Still, I find myself unsatisfied with the opposite approach, which simply says “all the earth is sacred”, and leaves it at that. I don’t disagree with this statement, but are there certain places that hold a more sacred dimension than others? We certainly find this in more traditional indigenous religious thought. There are certainly sacred groves and places where the proverbial veil is thin, these liminal spaces where the spirits walk more visibly. What makes these places sacred?

I think that the answer can only be found by entering into a relationship with the land that removes any notion of treating the land like an object. The land must be assumed to have a voice and a language, and it is the imperative of the dweller on the land to learn it. Perhaps the definition is personal and individual, but I suspect that it best understood communally. That is the wisdom in religious tradition in the first place: passing on knowledge of the sacred places to preserve them for future generations. Wisdom is ultimately connected to place because it is most clearly manifest in knowing a certain place. Wisdom without connection to place is just disembodied knowledge.

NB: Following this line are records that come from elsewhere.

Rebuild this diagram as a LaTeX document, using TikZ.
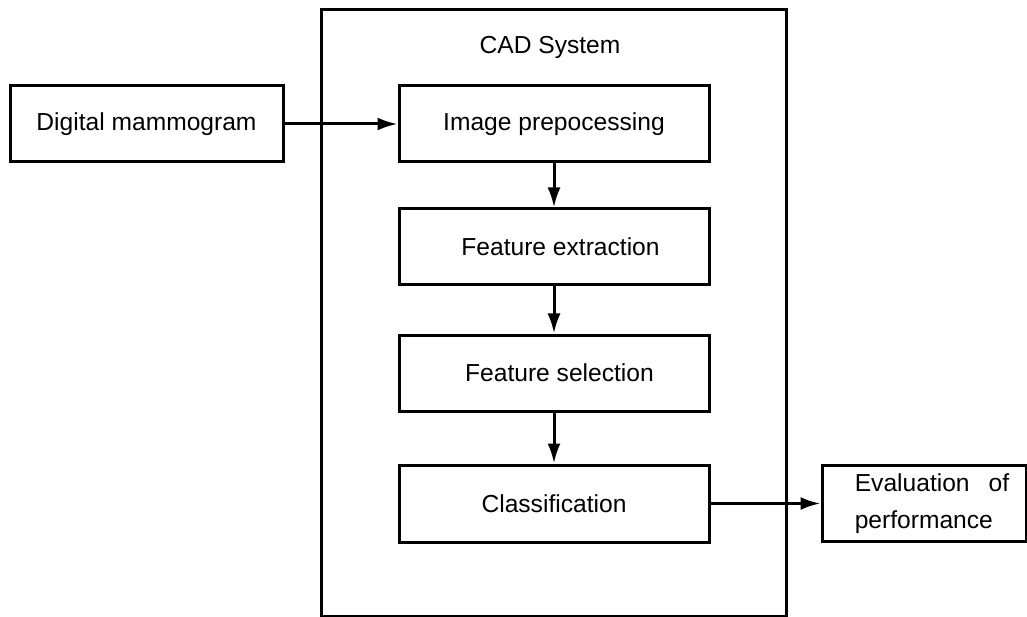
\documentclass[tikz,border=0pt]{standalone}
\usepackage{fontspec}
\setmainfont{Liberation Sans}
\usetikzlibrary{arrows.meta}
\begin{document}
\begin{tikzpicture}[x=1pt,y=-1pt,
  box/.style={draw,line width=3pt,rectangle,minimum width=310pt,minimum height=76pt,inner sep=0pt,font=\fontsize{24.6}{37}\selectfont},
  conn/.style={line width=3pt,-{Latex[length=20pt,width=13pt]}},
  lbl/.style={font=\fontsize{24.6}{37}\selectfont,inner sep=0pt}]
\useasboundingbox (0,0) rectangle (1027,617);
\node[draw,line width=3pt,minimum width=465pt,minimum height=606pt,inner sep=0pt] (cad) at (553.5,313) {};
\node[lbl] (cadlbl) at (550,47) {CAD System};
\node[box,minimum width=273pt] (dm) at (146.5,124) {Digital mammogram};
\node[box] (ip) at (554,124) {Image prepocessing};
\node[box] (fe) at (554,247) {\hspace{13pt}Feature extraction};
\node[box] (fs) at (554,373) {\hspace{11pt}Feature selection};
\node[box,minimum height=77pt] (cl) at (554,503.5) {Classification};
\node[box,minimum width=204pt,align=left] (ev) at (924,503.5) {\hspace*{16pt}Evaluation\hspace{19pt}of\\\hspace*{16pt}performance};
\draw[conn] (dm) -- (ip);
\draw[conn] (ip) -- (fe);
\draw[conn] (fe) -- (fs);
\draw[conn] (fs) -- (cl);
\draw[conn] (cl) -- (ev);
\end{tikzpicture}
\end{document}
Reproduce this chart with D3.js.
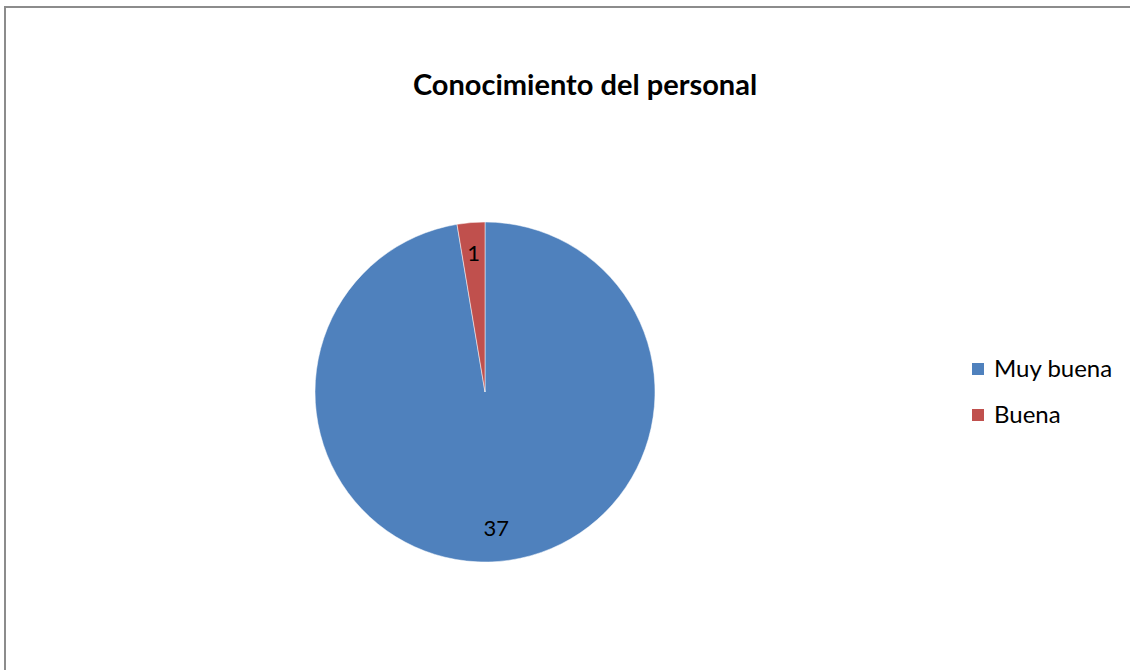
<!DOCTYPE html>
<html>
<head>
<meta charset="utf-8">
<script src="https://cdn.jsdelivr.net/npm/d3@7"></script>
<style>
  body { margin:0; background:#fff; overflow:hidden; }
  text { font-family: Lato, "Open Sans", sans-serif; }
</style>
</head>
<body>
<svg id="chart" width="1130" height="670"></svg>
<script>
// data
var categories = ["Muy buena", "Buena"];
var values = [37, 1];
var colors = ["#4F81BD", "#C0504D"];
var title = "Conocimiento del personal";

var svg = d3.select("#chart");
var W = 1130, H = 670;

// frame: only top and left edges are in the picture
svg.append("path")
    .attr("d", "M5," + H + "V7H" + W)
    .attr("fill", "none")
    .attr("stroke", "#8c8c8c")
    .attr("stroke-width", 2);

svg.append("text")
    .attr("x", 585).attr("y", 95)
    .attr("text-anchor", "middle")
    .style("font-weight", "bold")
    .style("font-size", "29px")
    .attr("fill", "#000")
    .text(title);

var cx = 485, cy = 392, R = 170;
var color = d3.scaleOrdinal().domain(categories).range(colors);

var pie = d3.pie().sort(null).value(function (d) { return d.v });
var data = categories.map(function (c, i) { return {c: c, v: values[i]} });
var arcs = pie(data);

var g = svg.append("g").attr("transform", "translate(" + cx + "," + cy + ")");
var arc = d3.arc().innerRadius(0).outerRadius(R);
var labelArc = d3.arc().innerRadius(R * 0.81).outerRadius(R * 0.81);

g.selectAll("path.slice")
    .data(arcs)
    .enter()
    .append("path")
    .attr("class", "slice")
    .attr("d", arc)
    .attr("fill", function (d) { return color(d.data.c) })
    .attr("stroke", "#fff")
    .attr("stroke-width", 0.5);

g.selectAll("text.lbl")
    .data(arcs)
    .enter()
    .append("text")
    .attr("class", "lbl")
    .attr("transform", function (d) { return "translate(" + labelArc.centroid(d) + ")" })
    .attr("text-anchor", "middle")
    .attr("dy", "0.3em")
    .style("font-size", "22px")
    .attr("fill", "#000")
    .text(function (d) { return d.data.v });

// legend
var leg = svg.append("g").attr("transform", "translate(972,369)");
var item = leg.selectAll("g.item")
    .data(categories)
    .enter()
    .append("g")
    .attr("class", "item")
    .attr("transform", function (d, i) { return "translate(0," + (i * 46) + ")" });
item.append("rect")
    .attr("x", 0).attr("y", -6)
    .attr("width", 12).attr("height", 12)
    .attr("fill", function (d) { return color(d) });
item.append("text")
    .attr("x", 22).attr("y", 0)
    .attr("dy", "0.35em")
    .style("font-size", "24px")
    .attr("fill", "#000")
    .text(function (d) { return d });
</script>
</body>
</html>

In my last blog, I spoke about the tendency to only equate nature with the pristine. This is relevant here as well. To the extent that we do find spaces in nature sacred, we generally limit this to places that we consider impressive based on our aesthetic sensibilities. I won’t deny that the impressive places I’ve visited, like Mt. Hood or Crater Lake, have a transcendence to them that is apparent. It’s not hard to have a spiritual experience in such a place. But if only these places are sacred, then we find ourselves able to trample our own neighborhoods underfoot without much thought.


A place becomes sacred when it reveals to us, in its own time and manner of speaking, what it truly is. This isn’t some sort of gnostic hidden knowledge. This is the truth hidden in plain sight, the fact of the interrelated nature of all life and the unique way that each organism contributes to the whole. When we can learn this from a place, I think that we can call it a sacred space. The most sacred spaces are the ones that reveal this to us time and time again, often with different nuance each time. And these places also show us our own interdependence, our own place in this complex web of life. Their sacredness comes in the wisdom that they communicate.